Wednesday, June 24, 2009

customer service/consumer complaints, edition #436

1.) What do you think of businesses or offices that never have anyone actually answering the phone, but instead just voicemail? I think it's JUST FINE, as long as, y'know, someone actually listens to the messages and returns them. Are we not in a recession? Do businesspeople not want business? WILL YOU TAKE MY MONEY, PLEASE?

2.) I'm sure I've bitched and moaned about this before, but why oh why do companies discontinue or change every product I actually like and am satisfied with? This weekend/week in my little cleaning fit, I scrubbed my kitchen floor on my hands and knees with Mr Clean, because, frankly, it was gross and disgusting. I mean, really really gross. But being as (as you know) I am lazy, I do not wish to do that every time I wash the kitchen floor. Usually I just wanna swiffer to keep it halfway presentable. Well. There used to be these wipey things for the swiffer that contained vinegar. I forget what company made them, but they were great. I haven't been able to find them in any of the stores I go to for probably two years. So, I try other inferior products. The last ones I got, "swiffer sweeper wet mopping cloths", not only suck, but they actually leave the floor sticky, as if it needs to be rinsed. Forgive me, but isn't the whole point of the swiffer that it's a lazy person's one step process? BIG FAIL.

Okay, that's it for now.

xoxo

4 comments:

Craig H said...

Amen. For example, I had a thoroughly disappointing beer experience last night at the ball game (i.e. no beer worth experiencing anywhere in the park) and finding someone who will even take the call about it is proving to be more difficult than it ought to be. (Like you said, I WANT to give them more of my money).

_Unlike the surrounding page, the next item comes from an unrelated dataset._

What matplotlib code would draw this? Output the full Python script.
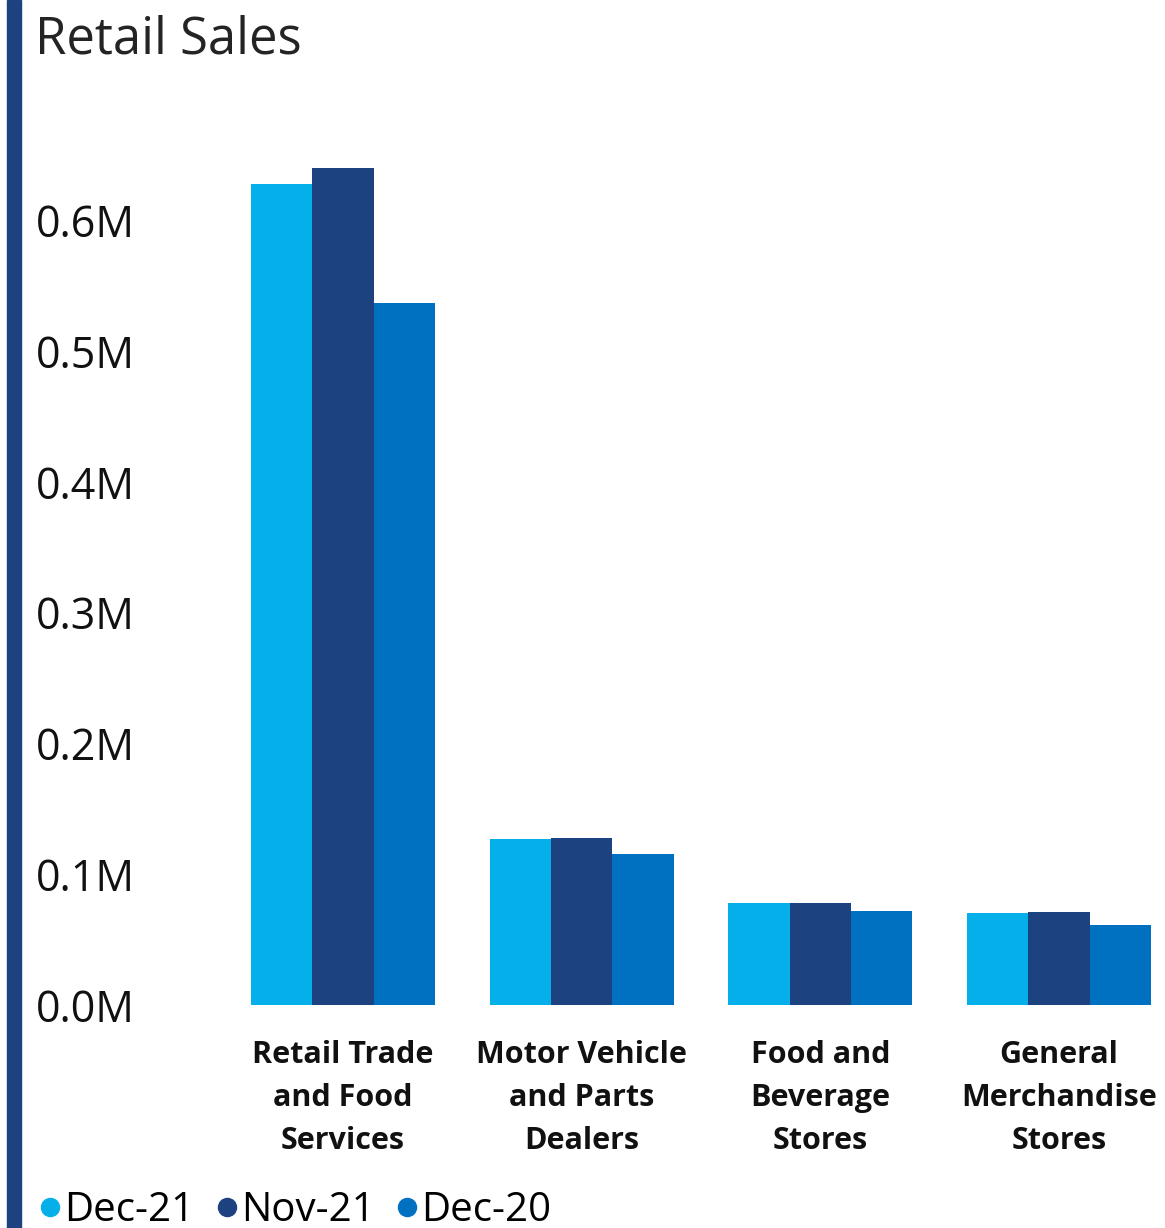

My other peeve is how companies hardly ever (as in, never) ASK their customers before making their "new and improved" changes that are generally anything but. It's not like we aren't eager to tell them exactly what we think. And it's always funny (in a dark, as in black, sort of way) to hear them congratulating themselves on their brilliance after putting things back the way they always ought to have been, a la classic Coke.

(If only it wasn't illegal to sneak beers into the park...)

malevolent andrea said...

It's enough to make a person want to "go to Argentina."

:-) :-)

Anonymous said...

On those few occasions when I actually clean (so you know how much cleaning is then necessary) I've found the Swiffer WetJet worked way better than those wet pads on a standard Swiffer. Give one of those bad boys a try.

malevolent andrea said...

You pointed me in the direction of that stuff that really works great on the soap scum in the tub, so I suppose I should trust the WetJet rec too!